Six Tips to Improve Fixed Asset Management
Fixed assets are an organization’s tangible assets that are generally purchased for long-term use in its operations or to generate income. Often these fixed assets can make up a large part of a business’s balance sheet. Furniture, equipment, computers, leasehold improvements, and real estate are a few examples of the types of fixed assets a business might have.
Maintaining a current fixed asset listing is important for accurate financial statement reporting, budgeting and cash flow projections, and tax planning purposes. With that in mind, it is critical to follow best practices within your accounting department to keep this process efficient and effective. Below are six tips you can implement to help position your business for successful fixed asset management.
1. Establish a Capitalization Policy
A capitalization policy establishes a dollar threshold to help determine which expenditures are capitalized as fixed assets versus which items are expensed as incurred. This policy should be written and maintained with other accounting policies. If an item purchased is above the threshold, it is capitalized to the fixed asset account, recorded on the schedule, and depreciated over its useful life. For your books and records, you should follow your industry’s guidelines for useful lives and methods. For income tax purposes, see IRS Publication 946 for guidance. If an item is at or below the threshold, it should be alternatively recorded, in most situations, as a regular operating expense.
Example: Company A has a $1,500 capitalization policy. The following items are purchased: a desk for $1,650 and a chair for $500. The desk would be added to the fixed asset schedule and depreciated over its useful life. The chair can be expensed immediately as office supplies.
For federal income tax purposes, the IRS has established two thresholds for fixed asset recording. Amounts above this threshold must be recorded as a fixed asset and depreciated. This is determined on a per item, per invoice basis.
- Businesses with an applicable financial statement (AFS) may use $5,000 as a threshold. In general, AFS is an audit or a review.1
- Businesses without an AFS may use $2,500 as a threshold.2
However, a capitalization policy threshold can be established at different amounts to the extent management defines as appropriate and consistently follows. This threshold amount must be the same for tax purposes as it is for the books and records.
2. Keep a Maintenance Schedule & Define a Replacement Cycle
While an asset purchase may not be required to be recorded as a fixed asset, there could be other important reasons to keep up with purchased items and their acquisition dates. One reason might be to help keep up with required maintenance at certain intervals. For example, equipment might have an annual maintenance requirement. Another reason to keep track of purchases not on a fixed asset schedule would be to help identify a replacement timeline. Some businesses have their computers on a recurring replacement cycle. Keeping up with purchase dates of the computers will help identify when they need to be replaced. This also will help for budgeting purposes.
3. Train Your Staff
It probably goes without saying, but providing your staff with additional training is a smart investment. Developing your accounting and finance team members by training them with the skills and knowledge on this subject will help them consistently follow your internal policy. We recommend this training upon hiring—and make it recurring with your annual learning and development cycle.

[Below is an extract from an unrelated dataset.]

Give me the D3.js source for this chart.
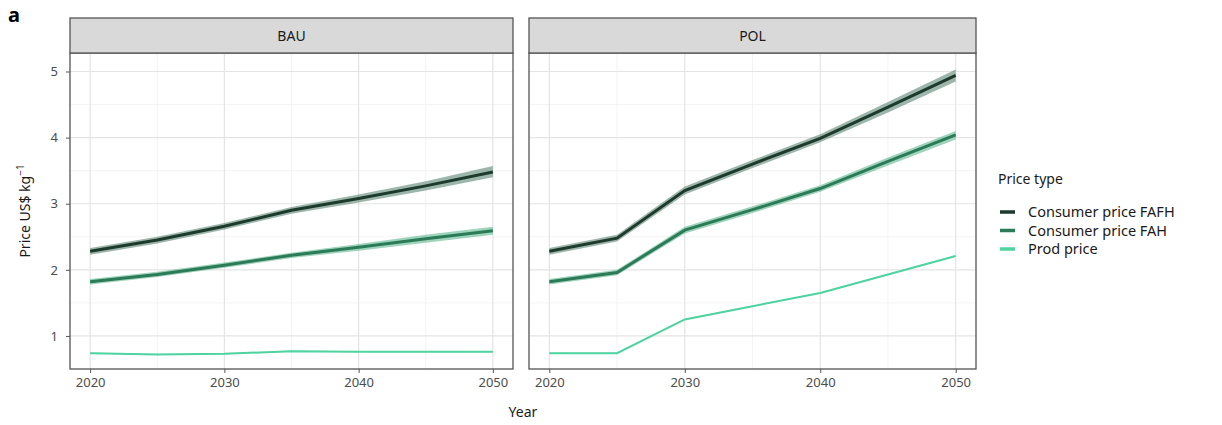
<!DOCTYPE html>
<html lang="en">
<head>
  <meta charset="UTF-8">
  <title>Price type</title>
  <style>
    * { padding: 0; margin: 0; }
    html, body { width: 100%; height: 100%; background: #fff; }
    svg { display: block; font-family: "Noto Sans", "Open Sans", sans-serif; }
  </style>
</head>
<body>
  <svg id="svg"></svg>
  <script src="https://cdnjs.cloudflare.com/ajax/libs/d3/7.8.5/d3.min.js"></script>
  <script>
    const years = [2020, 2025, 2030, 2035, 2040, 2045, 2050]
    const scenarios = ['BAU', 'POL']
    const priceTypes = ['Consumer price FAFH', 'Consumer price FAH', 'Prod price']
    const xTicks = [2020, 2030, 2040, 2050]
    const yTicks = [1, 2, 3, 4, 5]

    // BAU
    const bauFafh = [2.28, 2.45, 2.66, 2.90, 3.08, 3.27, 3.48]
    const bauFafhLo = [2.23, 2.40, 2.61, 2.85, 3.02, 3.20, 3.40]
    const bauFafhHi = [2.33, 2.50, 2.71, 2.95, 3.14, 3.34, 3.57]
    const bauFah = [1.82, 1.93, 2.07, 2.22, 2.34, 2.47, 2.59]
    const bauFahLo = [1.78, 1.89, 2.03, 2.18, 2.29, 2.41, 2.53]
    const bauFahHi = [1.86, 1.97, 2.11, 2.26, 2.39, 2.53, 2.65]
    const bauProd = [0.74, 0.72, 0.73, 0.77, 0.76, 0.76, 0.76]
    const bauProdLo = [0.73, 0.71, 0.72, 0.76, 0.75, 0.75, 0.75]
    const bauProdHi = [0.75, 0.73, 0.74, 0.78, 0.77, 0.77, 0.77]

    // POL
    const polFafh = [2.28, 2.48, 3.20, 3.60, 3.99, 4.46, 4.94]
    const polFafhLo = [2.23, 2.43, 3.14, 3.54, 3.93, 4.38, 4.85]
    const polFafhHi = [2.33, 2.53, 3.26, 3.66, 4.05, 4.54, 5.03]
    const polFah = [1.82, 1.96, 2.60, 2.91, 3.23, 3.64, 4.04]
    const polFahLo = [1.78, 1.92, 2.55, 2.86, 3.18, 3.58, 3.97]
    const polFahHi = [1.86, 2.00, 2.65, 2.96, 3.28, 3.70, 4.10]
    const polProd = [0.74, 0.74, 1.25, 1.45, 1.65, 1.93, 2.21]
    const polProdLo = [0.73, 0.73, 1.24, 1.44, 1.64, 1.92, 2.20]
    const polProdHi = [0.75, 0.75, 1.26, 1.46, 1.66, 1.94, 2.22]

    const lineColors = ['#1d3a2d', '#2c7b58', '#4fd3a0']
    const ribbonColors = ['#4d7a66', '#4fae85', '#8de3c2']

    const series = {
      BAU: [
        { mid: bauFafh, lo: bauFafhLo, hi: bauFafhHi },
        { mid: bauFah, lo: bauFahLo, hi: bauFahHi },
        { mid: bauProd, lo: bauProdLo, hi: bauProdHi }
      ],
      POL: [
        { mid: polFafh, lo: polFafhLo, hi: polFafhHi },
        { mid: polFah, lo: polFahLo, hi: polFahHi },
        { mid: polProd, lo: polProdLo, hi: polProdHi }
      ]
    }

    const dimension = { width: 1222, height: 425 }
    const panels = [{ left: 70, right: 513 }, { left: 529, right: 976 }]
    const plotTop = 53, plotBottom = 369, stripTop = 18

    const svg = d3.select('#svg')
      .attr('width', dimension.width)
      .attr('height', dimension.height)

    const y = d3.scaleLinear().domain([0.5, 5.28]).range([plotBottom, plotTop])
    const yMinor = d3.range(0.5, 5.3, 1)

    scenarios.forEach((sc, i) => {
      const p = panels[i]
      const x = d3.scaleLinear().domain([2018.5, 2051.5]).range([p.left, p.right])
      const g = svg.append('g')

      // minor grid
      g.selectAll('.vminor').data([2025, 2035, 2045]).join('line')
        .attr('x1', d => x(d)).attr('x2', d => x(d))
        .attr('y1', plotTop).attr('y2', plotBottom)
        .attr('stroke', '#f0f0f0').attr('stroke-width', 0.8)
      g.selectAll('.hminor').data(yMinor).join('line')
        .attr('x1', p.left).attr('x2', p.right)
        .attr('y1', d => y(d)).attr('y2', d => y(d))
        .attr('stroke', '#f0f0f0').attr('stroke-width', 0.8)
      // major grid
      g.selectAll('.vmajor').data(xTicks).join('line')
        .attr('x1', d => x(d)).attr('x2', d => x(d))
        .attr('y1', plotTop).attr('y2', plotBottom)
        .attr('stroke', '#e4e4e4').attr('stroke-width', 1.2)
      g.selectAll('.hmajor').data(yTicks).join('line')
        .attr('x1', p.left).attr('x2', p.right)
        .attr('y1', d => y(d)).attr('y2', d => y(d))
        .attr('stroke', '#e4e4e4').attr('stroke-width', 1.2)

      // ribbons + lines
      series[sc].forEach((s, k) => {
        const rows = years.map((yr, j) => ({ yr, mid: s.mid[j], lo: s.lo[j], hi: s.hi[j] }))
        g.append('path').datum(rows)
          .attr('fill', ribbonColors[k]).attr('opacity', 0.55)
          .attr('d', d3.area().x(d => x(d.yr)).y0(d => y(d.lo)).y1(d => y(d.hi)))
        g.append('path').datum(rows)
          .attr('fill', 'none').attr('stroke', lineColors[k])
          .attr('stroke-width', k === 2 ? 2 : 3)
          .attr('d', d3.line().x(d => x(d.yr)).y(d => y(d.mid)))
      })

      // panel border
      g.append('rect')
        .attr('x', p.left).attr('y', plotTop)
        .attr('width', p.right - p.left).attr('height', plotBottom - plotTop)
        .attr('fill', 'none').attr('stroke', '#555').attr('stroke-width', 1.3)

      // strip
      g.append('rect')
        .attr('x', p.left).attr('y', stripTop)
        .attr('width', p.right - p.left).attr('height', plotTop - stripTop)
        .attr('fill', '#d9d9d9').attr('stroke', '#555').attr('stroke-width', 1.3)
      g.append('text')
        .attr('x', (p.left + p.right) / 2).attr('y', (stripTop + plotTop) / 2 + 5)
        .attr('text-anchor', 'middle').attr('font-size', 14).attr('fill', '#1a1a1a')
        .text(sc)

      // x axis
      const xAxis = g.append('g')
        .attr('transform', `translate(0,${plotBottom})`)
        .call(d3.axisBottom(x).tickValues(xTicks).tickFormat(d3.format('d')).tickSize(4).tickPadding(5))
      xAxis.select('.domain').remove()
      xAxis.selectAll('line').attr('stroke', '#555')
      xAxis.selectAll('text').attr('font-size', 13).attr('fill', '#4d4d4d')
        .style('font-family', '"Noto Sans", sans-serif')

      if (i === 0) {
        const yAxis = g.append('g')
          .attr('transform', `translate(${p.left},0)`)
          .call(d3.axisLeft(y).tickValues(yTicks).tickFormat(d3.format('d')).tickSize(4).tickPadding(8))
        yAxis.select('.domain').remove()
        yAxis.selectAll('line').attr('stroke', '#555')
        yAxis.selectAll('text').attr('font-size', 13).attr('fill', '#4d4d4d')
          .style('font-family', '"Noto Sans", sans-serif')
      }
    })

    // axis titles
    svg.append('text')
      .attr('x', (panels[0].left + panels[1].right) / 2).attr('y', 417)
      .attr('text-anchor', 'middle').attr('font-size', 14).attr('fill', '#1a1a1a')
      .text('Year')

    const yTitle = svg.append('text')
      .attr('transform', `translate(30,${(plotTop + plotBottom) / 2}) rotate(-90)`)
      .attr('text-anchor', 'middle').attr('font-size', 14).attr('fill', '#1a1a1a')
    yTitle.append('tspan').text('Price US$ kg')
    yTitle.append('tspan').attr('dy', -6).attr('font-size', 10).text('−1')

    // panel letter
    svg.append('text')
      .attr('x', 8).attr('y', 22)
      .attr('font-size', 20).attr('font-weight', 'bold').attr('fill', '#000')
      .text('a')

    // legend
    const legend = svg.append('g').attr('transform', 'translate(998,0)')
    legend.append('text')
      .attr('x', 0).attr('y', 184)
      .attr('font-size', 14).attr('fill', '#1a1a1a')
      .text('Price type')
    priceTypes.forEach((t, k) => {
      const cy = 212 + k * 18.5
      legend.append('line')
        .attr('x1', 2).attr('x2', 17).attr('y1', cy).attr('y2', cy)
        .attr('stroke', lineColors[k]).attr('stroke-width', 3.5)
      legend.append('text')
        .attr('x', 30).attr('y', cy + 5)
        .attr('font-size', 14.5).attr('fill', '#1a1a1a')
        .text(t)
    })
  </script>
</body>
</html>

4. Review Fixed Asset Listing Regularly
Similar to the emphasis placed on reviewing your goals, key performance indicators, and other business metrics, your fixed asset listing also requires similar attention. Verifying and updating your fixed asset listing at set intervals is a best practice. Be mindful to properly write off scrapped items and post monthly expenses accordingly. If you outsource the maintenance of your schedules, consider a monthly or quarterly review with your provider to keep current with depreciation expense. Falling behind or losing track of this crucial information can result in poor planning and unexpected outcomes.
5. Managing In-House by Using a Fixed Asset Software
If you have more than 50 fixed assets, multiple businesses, or assets in multiple locations, consider purchasing a fixed asset software. Using a reliable fixed asset software can reduce errors and also assist you with budgeting for future asset acquisitions. There are many third-party software options for fixed asset management, and some accounting platforms have reliable solutions embedded within or available as a module. Do your research and work with your trusted advisor to find a software that is best for your needs.
6. Consider Outsourcing
Today’s accounting and finance environment is shifting toward outsourcing, and fixed asset management is a part of this trend. Benefits to outsourcing include decreasing your administrative burdens, increasing efficiencies, saving on technology and related infrastructure, and relying on knowledgeable, experienced professionals. Many accounting firms can offer this solution, but you should consider responsiveness and reliability when considering outsourcing, as noted in this BKD Thoughtware®article. Ultimately, your due diligence process for finding a provider should start and end with trust.
1 Internal Revenue Code Section 1.263(a)-1(f) established a de minimis threshold.
2 IRS Notice 2015-82 increased the de minimis threshold for taxpayers who do not have an AFS.